- _Set task_
In the lines below, output everything from the first line through the line containing "plt.rcParams['mathtext.bf'] = 'Liberation" exactly as it is. Pictures are not part of the output.

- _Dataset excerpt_

== == ==

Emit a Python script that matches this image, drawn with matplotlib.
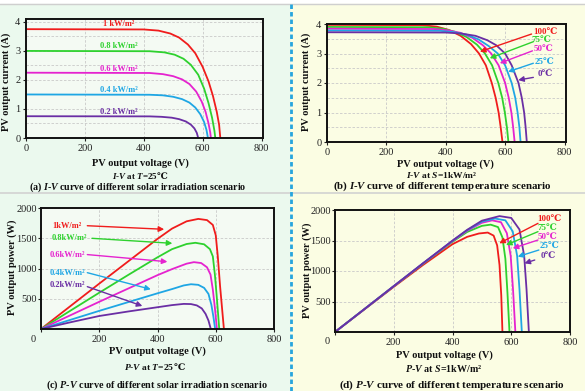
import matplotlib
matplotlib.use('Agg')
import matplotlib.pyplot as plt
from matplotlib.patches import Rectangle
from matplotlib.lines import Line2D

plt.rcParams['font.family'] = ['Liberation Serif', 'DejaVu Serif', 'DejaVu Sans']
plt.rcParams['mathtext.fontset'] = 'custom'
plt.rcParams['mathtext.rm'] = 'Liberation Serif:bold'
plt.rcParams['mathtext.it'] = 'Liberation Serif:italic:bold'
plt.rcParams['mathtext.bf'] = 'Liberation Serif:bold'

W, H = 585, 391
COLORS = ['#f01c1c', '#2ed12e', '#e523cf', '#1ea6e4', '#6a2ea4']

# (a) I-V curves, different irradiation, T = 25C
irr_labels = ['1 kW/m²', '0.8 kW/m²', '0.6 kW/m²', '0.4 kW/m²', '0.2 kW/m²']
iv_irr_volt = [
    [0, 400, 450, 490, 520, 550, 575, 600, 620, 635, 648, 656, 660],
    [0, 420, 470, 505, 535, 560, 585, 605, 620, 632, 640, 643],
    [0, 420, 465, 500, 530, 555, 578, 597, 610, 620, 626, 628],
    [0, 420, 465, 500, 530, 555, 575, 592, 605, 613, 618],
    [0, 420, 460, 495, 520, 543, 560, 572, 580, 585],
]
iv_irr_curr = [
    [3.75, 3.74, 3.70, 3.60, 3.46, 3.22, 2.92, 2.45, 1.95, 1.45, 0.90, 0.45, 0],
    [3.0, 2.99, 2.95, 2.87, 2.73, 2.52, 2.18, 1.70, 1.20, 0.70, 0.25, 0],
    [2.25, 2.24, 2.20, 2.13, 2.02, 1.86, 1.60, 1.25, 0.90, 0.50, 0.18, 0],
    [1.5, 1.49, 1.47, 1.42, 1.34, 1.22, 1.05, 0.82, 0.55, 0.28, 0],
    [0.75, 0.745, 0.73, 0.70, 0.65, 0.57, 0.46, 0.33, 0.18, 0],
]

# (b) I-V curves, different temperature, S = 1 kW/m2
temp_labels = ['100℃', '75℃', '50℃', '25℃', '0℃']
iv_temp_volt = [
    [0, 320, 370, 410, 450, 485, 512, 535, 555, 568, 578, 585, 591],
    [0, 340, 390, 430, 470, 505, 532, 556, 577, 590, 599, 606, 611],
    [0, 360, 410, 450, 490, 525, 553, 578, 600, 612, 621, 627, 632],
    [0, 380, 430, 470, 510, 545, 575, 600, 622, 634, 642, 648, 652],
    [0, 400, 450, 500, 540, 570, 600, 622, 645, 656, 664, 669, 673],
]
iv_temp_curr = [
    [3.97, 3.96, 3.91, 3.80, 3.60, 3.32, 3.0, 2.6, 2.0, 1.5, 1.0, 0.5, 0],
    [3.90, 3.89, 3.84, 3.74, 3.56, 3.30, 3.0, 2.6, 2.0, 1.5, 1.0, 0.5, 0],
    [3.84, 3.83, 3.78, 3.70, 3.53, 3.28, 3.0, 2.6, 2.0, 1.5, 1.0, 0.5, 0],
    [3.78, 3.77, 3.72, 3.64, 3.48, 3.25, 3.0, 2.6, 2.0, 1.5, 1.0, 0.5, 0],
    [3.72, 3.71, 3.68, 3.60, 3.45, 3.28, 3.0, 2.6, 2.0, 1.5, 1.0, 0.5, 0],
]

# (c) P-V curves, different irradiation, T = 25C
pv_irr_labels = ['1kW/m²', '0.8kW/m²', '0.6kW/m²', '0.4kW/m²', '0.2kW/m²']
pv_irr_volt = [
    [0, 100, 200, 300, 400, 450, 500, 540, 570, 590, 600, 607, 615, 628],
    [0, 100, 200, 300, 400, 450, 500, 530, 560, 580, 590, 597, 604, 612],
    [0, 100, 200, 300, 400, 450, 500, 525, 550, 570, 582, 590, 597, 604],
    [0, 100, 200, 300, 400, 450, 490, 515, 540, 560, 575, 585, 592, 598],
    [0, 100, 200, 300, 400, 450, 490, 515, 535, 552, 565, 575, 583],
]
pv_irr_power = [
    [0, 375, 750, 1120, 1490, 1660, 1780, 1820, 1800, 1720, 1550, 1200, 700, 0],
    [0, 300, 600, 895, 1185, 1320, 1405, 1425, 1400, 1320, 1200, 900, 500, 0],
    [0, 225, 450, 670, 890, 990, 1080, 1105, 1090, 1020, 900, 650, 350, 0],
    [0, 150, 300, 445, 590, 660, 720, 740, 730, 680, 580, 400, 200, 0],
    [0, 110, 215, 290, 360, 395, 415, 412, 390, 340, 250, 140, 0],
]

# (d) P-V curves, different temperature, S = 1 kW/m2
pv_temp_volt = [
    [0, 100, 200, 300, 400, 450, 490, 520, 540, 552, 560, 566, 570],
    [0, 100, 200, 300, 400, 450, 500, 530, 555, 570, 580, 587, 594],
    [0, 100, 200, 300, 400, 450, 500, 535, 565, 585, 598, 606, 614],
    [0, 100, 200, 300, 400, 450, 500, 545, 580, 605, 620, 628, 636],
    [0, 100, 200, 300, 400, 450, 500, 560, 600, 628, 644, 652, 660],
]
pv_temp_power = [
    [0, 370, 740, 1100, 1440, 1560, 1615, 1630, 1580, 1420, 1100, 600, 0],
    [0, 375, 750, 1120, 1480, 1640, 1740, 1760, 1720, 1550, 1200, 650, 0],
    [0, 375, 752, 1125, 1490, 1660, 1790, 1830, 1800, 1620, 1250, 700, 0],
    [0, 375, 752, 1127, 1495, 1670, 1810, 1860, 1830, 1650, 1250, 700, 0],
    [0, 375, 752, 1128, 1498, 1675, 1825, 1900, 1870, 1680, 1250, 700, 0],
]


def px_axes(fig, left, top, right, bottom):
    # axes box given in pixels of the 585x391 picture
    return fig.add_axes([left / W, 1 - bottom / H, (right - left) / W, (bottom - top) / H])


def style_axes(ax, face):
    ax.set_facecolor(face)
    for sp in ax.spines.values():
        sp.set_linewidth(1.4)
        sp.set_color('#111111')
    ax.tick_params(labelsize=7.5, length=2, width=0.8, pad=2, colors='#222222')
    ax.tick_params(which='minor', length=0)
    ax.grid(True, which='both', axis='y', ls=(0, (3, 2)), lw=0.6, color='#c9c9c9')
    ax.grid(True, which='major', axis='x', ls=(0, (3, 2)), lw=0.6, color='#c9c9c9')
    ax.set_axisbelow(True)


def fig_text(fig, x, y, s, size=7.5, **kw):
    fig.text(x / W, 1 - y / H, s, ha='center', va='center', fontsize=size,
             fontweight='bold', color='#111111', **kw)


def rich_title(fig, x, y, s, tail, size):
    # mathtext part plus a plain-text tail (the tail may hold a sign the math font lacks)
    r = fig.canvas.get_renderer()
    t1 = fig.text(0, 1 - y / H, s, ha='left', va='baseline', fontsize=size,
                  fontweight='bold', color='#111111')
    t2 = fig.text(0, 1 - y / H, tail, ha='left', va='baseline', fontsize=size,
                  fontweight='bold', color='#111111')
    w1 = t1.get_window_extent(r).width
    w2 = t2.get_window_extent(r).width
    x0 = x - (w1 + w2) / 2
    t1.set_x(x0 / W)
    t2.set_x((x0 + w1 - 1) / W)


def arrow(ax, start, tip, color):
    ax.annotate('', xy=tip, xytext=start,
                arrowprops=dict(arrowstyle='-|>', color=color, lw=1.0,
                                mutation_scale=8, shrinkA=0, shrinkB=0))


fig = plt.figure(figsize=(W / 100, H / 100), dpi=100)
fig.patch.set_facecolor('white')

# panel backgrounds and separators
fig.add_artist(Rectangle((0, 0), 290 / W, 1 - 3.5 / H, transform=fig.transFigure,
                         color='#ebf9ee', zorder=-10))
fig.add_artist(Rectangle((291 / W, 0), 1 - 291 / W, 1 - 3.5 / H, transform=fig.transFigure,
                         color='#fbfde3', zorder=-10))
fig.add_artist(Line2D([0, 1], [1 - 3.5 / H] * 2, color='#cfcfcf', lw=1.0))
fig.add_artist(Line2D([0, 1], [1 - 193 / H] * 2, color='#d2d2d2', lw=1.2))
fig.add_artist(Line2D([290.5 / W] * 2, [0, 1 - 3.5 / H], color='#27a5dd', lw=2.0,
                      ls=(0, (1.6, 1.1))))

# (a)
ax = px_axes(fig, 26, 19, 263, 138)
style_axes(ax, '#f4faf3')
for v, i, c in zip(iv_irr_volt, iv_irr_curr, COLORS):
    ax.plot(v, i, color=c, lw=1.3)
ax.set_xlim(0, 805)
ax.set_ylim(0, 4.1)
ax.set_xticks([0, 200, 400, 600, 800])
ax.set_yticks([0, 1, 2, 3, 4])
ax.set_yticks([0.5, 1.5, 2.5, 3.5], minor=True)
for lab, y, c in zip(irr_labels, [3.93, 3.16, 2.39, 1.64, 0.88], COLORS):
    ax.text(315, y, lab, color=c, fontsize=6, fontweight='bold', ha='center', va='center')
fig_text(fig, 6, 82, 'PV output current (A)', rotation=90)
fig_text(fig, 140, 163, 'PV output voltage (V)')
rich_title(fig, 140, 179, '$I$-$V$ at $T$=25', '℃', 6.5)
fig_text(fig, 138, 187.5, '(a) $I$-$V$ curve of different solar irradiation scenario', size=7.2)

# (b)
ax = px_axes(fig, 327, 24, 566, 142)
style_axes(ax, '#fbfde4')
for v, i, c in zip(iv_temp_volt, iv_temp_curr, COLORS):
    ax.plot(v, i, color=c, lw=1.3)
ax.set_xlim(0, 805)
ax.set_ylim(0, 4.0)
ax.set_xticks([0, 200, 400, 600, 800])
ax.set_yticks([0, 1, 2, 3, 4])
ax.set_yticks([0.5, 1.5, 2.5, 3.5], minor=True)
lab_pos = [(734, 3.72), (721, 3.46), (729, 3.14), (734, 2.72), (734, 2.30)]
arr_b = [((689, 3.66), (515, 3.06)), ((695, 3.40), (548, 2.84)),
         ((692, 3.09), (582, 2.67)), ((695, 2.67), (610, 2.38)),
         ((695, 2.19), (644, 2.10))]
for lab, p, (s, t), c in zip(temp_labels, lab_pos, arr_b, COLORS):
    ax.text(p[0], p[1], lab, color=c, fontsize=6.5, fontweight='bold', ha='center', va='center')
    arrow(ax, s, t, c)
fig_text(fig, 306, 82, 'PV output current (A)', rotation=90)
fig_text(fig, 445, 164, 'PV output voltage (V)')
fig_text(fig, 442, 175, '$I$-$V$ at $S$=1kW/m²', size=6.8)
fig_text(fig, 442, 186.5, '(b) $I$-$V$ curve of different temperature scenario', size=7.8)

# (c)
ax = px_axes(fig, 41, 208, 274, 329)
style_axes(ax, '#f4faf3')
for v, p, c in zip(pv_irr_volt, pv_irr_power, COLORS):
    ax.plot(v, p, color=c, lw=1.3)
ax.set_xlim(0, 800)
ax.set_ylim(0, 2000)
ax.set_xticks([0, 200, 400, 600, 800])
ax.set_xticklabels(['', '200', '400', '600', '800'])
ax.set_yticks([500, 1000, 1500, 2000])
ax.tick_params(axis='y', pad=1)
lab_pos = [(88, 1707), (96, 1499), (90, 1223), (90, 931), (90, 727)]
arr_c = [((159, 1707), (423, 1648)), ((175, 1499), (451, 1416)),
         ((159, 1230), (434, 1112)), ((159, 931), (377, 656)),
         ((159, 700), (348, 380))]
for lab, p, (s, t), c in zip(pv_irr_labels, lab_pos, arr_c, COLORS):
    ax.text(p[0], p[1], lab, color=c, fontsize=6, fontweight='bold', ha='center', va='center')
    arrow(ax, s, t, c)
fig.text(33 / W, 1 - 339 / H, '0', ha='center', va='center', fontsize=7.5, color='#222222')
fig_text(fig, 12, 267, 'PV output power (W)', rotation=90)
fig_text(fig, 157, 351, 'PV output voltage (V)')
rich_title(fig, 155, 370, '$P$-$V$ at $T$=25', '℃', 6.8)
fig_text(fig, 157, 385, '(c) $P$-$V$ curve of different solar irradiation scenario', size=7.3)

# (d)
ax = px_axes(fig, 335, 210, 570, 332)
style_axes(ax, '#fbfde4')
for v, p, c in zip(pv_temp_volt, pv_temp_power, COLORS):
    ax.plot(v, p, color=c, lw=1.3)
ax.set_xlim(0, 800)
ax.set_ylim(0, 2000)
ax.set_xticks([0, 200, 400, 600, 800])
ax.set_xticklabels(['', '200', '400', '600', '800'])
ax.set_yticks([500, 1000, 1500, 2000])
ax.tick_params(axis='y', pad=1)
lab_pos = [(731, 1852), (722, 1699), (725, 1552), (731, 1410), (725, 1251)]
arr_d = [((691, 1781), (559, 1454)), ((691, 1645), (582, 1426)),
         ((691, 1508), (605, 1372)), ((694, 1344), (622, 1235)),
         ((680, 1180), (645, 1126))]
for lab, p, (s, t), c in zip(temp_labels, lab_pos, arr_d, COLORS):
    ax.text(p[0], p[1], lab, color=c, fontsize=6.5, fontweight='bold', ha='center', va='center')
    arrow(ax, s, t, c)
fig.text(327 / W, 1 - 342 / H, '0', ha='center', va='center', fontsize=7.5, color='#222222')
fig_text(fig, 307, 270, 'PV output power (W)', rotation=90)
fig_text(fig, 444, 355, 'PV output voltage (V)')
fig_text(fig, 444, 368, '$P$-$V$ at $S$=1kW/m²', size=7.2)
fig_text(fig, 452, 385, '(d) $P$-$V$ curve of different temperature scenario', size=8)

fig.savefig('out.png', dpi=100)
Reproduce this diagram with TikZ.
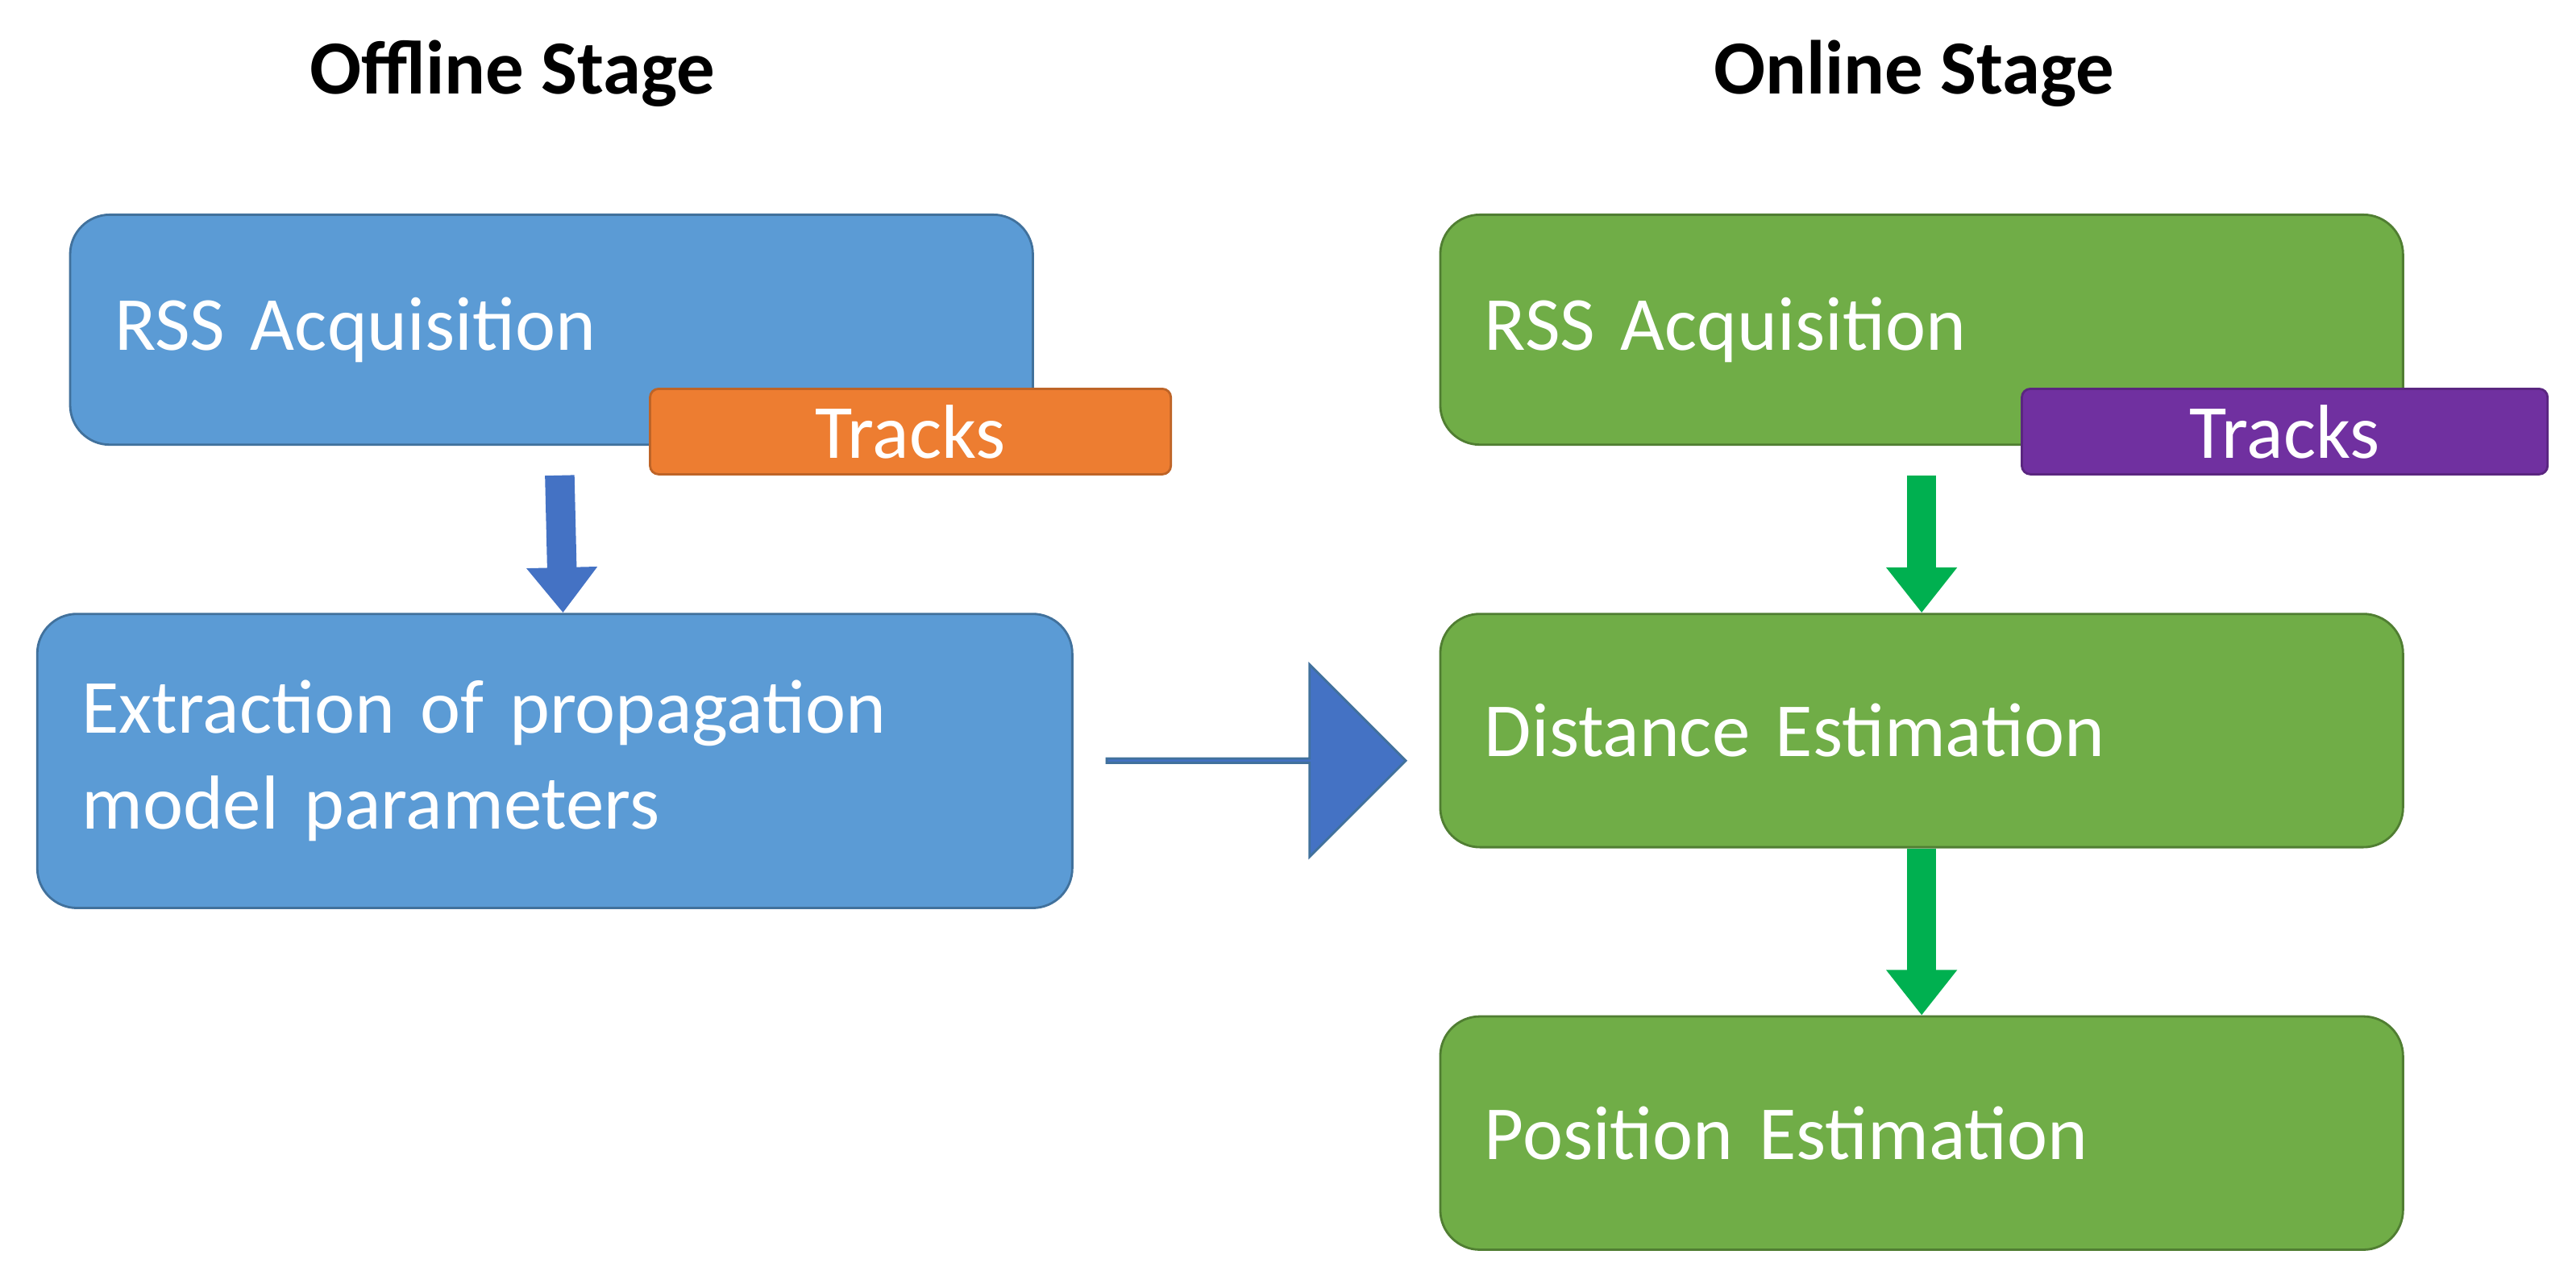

== == ==

- _Reply to the exercise_
Emit a Python script that matches this image, drawn with matplotlib.
import matplotlib
matplotlib.use('Agg')
import matplotlib.pyplot as plt
from matplotlib.patches import Rectangle
from matplotlib.lines import Line2D

plt.rcParams['font.family'] = ['Liberation Serif', 'DejaVu Serif', 'DejaVu Sans']
plt.rcParams['mathtext.fontset'] = 'custom'
plt.rcParams['mathtext.rm'] = 'Liberation Serif:bold'
plt.rcParams['mathtext.it'] = 'Liberation Serif:italic:bold'
plt.rcParams['mathtext.bf'] = 'Liberation Serif:bold'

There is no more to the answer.